§ **PROBLEM TO SOLVE**
Every line from the beginning of the records below up to the one holding "const yExponents = [0, 1, 2, 3, 4, 5, 6];" should be quoted exactly; leave out the rest.
## start
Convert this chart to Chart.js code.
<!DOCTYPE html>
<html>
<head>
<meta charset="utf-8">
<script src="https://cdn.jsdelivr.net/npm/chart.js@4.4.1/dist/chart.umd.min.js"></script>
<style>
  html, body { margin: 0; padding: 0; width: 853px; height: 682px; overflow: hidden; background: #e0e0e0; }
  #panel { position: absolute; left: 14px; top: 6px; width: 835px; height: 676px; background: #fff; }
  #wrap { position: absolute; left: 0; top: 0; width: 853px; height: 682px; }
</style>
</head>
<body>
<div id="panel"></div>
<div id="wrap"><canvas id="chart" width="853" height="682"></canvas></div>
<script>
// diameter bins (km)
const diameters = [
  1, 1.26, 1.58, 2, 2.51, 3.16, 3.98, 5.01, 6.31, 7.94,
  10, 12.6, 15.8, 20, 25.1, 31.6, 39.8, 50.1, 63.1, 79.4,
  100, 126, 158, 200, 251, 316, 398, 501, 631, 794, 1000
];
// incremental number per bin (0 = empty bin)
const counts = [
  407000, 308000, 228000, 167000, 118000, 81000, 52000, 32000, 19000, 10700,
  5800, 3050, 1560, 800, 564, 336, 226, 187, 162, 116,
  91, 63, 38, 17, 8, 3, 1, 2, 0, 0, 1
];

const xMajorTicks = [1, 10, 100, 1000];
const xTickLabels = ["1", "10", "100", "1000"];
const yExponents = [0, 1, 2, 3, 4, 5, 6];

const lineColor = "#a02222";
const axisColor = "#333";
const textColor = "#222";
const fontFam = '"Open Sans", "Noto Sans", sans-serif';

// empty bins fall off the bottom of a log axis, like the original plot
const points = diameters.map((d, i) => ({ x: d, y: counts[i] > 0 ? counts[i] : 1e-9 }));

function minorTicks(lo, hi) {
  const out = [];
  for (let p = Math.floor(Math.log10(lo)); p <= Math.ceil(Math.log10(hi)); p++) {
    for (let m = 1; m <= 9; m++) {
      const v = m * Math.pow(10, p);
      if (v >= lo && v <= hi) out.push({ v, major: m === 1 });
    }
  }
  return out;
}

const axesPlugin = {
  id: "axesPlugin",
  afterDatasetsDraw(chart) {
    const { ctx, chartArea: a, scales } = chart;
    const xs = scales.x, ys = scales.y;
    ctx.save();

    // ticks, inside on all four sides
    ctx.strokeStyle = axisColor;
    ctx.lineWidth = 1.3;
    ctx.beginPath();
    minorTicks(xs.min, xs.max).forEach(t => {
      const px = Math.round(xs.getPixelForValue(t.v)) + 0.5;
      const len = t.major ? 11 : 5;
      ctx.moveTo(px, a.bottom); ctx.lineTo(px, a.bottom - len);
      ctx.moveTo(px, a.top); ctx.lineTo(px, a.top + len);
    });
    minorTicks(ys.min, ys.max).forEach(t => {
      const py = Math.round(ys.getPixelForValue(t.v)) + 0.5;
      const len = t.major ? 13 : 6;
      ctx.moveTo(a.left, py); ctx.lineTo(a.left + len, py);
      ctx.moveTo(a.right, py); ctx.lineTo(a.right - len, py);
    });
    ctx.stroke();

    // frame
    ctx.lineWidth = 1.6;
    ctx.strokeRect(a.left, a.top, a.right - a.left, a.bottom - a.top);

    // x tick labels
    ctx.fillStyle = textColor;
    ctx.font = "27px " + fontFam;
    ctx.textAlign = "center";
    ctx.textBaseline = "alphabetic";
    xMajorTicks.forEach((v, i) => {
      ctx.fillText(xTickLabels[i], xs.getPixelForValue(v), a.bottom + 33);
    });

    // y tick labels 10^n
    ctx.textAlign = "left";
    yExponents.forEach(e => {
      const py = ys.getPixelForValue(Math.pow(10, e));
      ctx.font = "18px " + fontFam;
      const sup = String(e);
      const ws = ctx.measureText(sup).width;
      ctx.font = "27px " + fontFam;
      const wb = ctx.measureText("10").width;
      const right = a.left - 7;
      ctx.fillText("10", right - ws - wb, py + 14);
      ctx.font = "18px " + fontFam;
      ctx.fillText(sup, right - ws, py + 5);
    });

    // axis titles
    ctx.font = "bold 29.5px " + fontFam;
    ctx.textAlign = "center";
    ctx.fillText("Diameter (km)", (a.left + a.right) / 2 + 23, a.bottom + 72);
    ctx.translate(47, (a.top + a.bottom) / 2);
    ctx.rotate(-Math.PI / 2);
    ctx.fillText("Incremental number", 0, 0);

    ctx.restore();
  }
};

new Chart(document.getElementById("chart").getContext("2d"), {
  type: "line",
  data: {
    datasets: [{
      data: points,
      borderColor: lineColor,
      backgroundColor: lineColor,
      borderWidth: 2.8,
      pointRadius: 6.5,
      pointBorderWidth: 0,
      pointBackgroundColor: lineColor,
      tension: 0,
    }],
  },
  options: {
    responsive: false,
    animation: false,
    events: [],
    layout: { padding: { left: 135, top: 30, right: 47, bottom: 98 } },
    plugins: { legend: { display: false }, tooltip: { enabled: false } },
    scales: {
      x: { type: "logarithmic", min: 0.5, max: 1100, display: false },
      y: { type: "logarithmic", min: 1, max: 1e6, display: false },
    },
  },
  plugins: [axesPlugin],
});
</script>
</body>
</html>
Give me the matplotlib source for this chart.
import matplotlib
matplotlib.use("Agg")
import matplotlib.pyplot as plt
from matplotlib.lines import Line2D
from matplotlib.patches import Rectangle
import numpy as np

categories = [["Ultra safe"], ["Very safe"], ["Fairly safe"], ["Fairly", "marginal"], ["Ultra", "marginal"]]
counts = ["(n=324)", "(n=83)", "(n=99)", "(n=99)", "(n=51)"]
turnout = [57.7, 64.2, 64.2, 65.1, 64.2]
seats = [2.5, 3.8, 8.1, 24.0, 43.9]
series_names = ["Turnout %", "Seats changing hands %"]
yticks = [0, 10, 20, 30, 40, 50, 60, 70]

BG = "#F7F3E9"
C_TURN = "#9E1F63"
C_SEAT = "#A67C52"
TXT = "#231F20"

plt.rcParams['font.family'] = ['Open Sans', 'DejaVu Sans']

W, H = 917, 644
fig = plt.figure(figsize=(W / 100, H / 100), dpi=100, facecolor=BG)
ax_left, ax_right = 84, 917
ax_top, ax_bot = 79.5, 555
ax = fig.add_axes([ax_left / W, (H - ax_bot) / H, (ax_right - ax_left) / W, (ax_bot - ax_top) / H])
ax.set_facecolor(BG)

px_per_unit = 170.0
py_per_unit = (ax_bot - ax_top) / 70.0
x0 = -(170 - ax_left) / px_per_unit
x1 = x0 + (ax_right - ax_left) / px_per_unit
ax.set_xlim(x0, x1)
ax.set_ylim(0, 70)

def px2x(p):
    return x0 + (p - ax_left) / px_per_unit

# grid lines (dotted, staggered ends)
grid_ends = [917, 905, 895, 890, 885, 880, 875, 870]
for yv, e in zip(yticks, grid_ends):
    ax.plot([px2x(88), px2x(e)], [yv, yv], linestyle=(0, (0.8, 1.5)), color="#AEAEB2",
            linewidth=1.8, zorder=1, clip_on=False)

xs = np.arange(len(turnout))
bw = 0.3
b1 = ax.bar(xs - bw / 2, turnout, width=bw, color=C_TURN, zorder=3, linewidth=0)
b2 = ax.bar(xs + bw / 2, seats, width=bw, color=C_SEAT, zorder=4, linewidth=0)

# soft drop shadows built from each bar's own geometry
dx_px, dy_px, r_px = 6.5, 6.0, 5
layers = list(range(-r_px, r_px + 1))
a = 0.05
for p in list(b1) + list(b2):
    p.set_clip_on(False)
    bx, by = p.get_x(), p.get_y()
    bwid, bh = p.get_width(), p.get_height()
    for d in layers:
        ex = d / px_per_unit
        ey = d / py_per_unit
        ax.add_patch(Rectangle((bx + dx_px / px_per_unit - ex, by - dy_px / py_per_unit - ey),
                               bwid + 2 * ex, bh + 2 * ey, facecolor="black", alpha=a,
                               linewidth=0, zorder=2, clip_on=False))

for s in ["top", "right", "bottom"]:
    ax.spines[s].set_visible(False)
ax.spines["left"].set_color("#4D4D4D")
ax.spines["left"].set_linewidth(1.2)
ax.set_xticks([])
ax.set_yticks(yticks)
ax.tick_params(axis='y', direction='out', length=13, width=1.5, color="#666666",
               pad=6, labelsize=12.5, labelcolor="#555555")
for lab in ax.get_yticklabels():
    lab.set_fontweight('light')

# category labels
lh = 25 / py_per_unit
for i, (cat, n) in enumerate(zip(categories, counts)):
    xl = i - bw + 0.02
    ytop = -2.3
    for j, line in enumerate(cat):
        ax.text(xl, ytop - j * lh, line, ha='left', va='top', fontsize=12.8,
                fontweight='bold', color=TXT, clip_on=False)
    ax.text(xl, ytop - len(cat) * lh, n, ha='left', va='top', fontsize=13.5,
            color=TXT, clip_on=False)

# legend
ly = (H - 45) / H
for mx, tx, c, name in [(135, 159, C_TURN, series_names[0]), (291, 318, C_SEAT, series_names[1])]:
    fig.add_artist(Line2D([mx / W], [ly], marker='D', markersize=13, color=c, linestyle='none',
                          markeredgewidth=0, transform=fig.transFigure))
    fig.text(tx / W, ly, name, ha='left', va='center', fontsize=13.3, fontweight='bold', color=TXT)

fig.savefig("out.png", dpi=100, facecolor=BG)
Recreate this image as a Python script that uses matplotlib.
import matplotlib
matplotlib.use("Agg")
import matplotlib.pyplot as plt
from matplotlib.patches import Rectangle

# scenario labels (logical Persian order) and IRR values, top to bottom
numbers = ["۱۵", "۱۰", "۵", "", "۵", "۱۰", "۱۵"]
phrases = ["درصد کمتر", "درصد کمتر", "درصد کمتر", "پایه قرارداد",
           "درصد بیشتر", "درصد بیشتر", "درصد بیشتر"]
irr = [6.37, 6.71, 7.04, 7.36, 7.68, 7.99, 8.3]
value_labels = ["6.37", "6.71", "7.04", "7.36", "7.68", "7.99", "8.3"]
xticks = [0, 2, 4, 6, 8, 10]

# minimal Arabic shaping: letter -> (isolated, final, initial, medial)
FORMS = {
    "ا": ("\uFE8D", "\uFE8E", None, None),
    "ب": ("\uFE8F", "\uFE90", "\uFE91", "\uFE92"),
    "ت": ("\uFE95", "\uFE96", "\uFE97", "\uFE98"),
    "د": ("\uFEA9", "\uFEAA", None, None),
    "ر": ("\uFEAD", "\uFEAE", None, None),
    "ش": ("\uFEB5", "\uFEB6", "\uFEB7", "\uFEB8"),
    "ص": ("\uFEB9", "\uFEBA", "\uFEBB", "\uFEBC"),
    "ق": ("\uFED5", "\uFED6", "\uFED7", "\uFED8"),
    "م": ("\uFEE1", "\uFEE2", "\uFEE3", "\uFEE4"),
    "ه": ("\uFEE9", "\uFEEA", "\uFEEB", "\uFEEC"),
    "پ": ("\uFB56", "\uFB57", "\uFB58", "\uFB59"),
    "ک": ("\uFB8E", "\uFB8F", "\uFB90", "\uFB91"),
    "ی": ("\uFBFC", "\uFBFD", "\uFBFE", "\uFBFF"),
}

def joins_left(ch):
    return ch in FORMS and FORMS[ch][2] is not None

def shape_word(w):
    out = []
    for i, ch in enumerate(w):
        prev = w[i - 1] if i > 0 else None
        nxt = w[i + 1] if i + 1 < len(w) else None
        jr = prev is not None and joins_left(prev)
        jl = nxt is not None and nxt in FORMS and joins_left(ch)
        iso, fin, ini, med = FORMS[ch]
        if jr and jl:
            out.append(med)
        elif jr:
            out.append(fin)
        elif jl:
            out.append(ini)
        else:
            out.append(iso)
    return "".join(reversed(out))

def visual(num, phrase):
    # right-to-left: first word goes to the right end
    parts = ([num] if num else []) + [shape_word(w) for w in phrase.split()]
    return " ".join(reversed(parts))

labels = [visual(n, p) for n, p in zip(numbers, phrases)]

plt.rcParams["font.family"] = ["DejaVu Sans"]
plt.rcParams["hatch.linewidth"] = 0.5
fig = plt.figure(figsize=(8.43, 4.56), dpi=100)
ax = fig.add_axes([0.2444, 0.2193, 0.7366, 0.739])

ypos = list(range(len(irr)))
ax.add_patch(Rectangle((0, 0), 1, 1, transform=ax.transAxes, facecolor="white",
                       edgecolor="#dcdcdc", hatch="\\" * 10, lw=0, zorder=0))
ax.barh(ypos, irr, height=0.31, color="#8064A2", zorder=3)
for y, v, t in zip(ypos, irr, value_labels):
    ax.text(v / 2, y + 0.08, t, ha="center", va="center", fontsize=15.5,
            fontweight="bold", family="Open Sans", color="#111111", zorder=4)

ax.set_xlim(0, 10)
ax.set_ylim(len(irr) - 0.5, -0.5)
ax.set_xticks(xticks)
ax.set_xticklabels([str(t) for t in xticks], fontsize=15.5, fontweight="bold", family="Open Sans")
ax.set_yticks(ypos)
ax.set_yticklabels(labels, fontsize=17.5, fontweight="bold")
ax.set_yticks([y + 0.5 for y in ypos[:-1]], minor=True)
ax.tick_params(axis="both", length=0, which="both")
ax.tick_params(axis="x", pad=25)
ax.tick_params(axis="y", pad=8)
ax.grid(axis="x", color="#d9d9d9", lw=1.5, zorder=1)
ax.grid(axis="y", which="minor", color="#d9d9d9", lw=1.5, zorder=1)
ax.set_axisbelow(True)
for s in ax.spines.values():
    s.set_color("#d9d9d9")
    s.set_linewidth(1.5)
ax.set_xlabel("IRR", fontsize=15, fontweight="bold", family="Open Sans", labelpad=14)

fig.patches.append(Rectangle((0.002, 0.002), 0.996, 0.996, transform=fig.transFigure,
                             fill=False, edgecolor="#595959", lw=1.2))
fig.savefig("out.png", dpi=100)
## end
§ **REPLY**
Convert this chart to Chart.js code.
<!DOCTYPE html>
<html>
<head>
<meta charset="utf-8">
<script src="https://cdn.jsdelivr.net/npm/chart.js@4.4.1/dist/chart.umd.min.js"></script>
<style>
  html, body { margin: 0; padding: 0; width: 853px; height: 682px; overflow: hidden; background: #e0e0e0; }
  #panel { position: absolute; left: 14px; top: 6px; width: 835px; height: 676px; background: #fff; }
  #wrap { position: absolute; left: 0; top: 0; width: 853px; height: 682px; }
</style>
</head>
<body>
<div id="panel"></div>
<div id="wrap"><canvas id="chart" width="853" height="682"></canvas></div>
<script>
// diameter bins (km)
const diameters = [
  1, 1.26, 1.58, 2, 2.51, 3.16, 3.98, 5.01, 6.31, 7.94,
  10, 12.6, 15.8, 20, 25.1, 31.6, 39.8, 50.1, 63.1, 79.4,
  100, 126, 158, 200, 251, 316, 398, 501, 631, 794, 1000
];
// incremental number per bin (0 = empty bin)
const counts = [
  407000, 308000, 228000, 167000, 118000, 81000, 52000, 32000, 19000, 10700,
  5800, 3050, 1560, 800, 564, 336, 226, 187, 162, 116,
  91, 63, 38, 17, 8, 3, 1, 2, 0, 0, 1
];

const xMajorTicks = [1, 10, 100, 1000];
const xTickLabels = ["1", "10", "100", "1000"];
const yExponents = [0, 1, 2, 3, 4, 5, 6];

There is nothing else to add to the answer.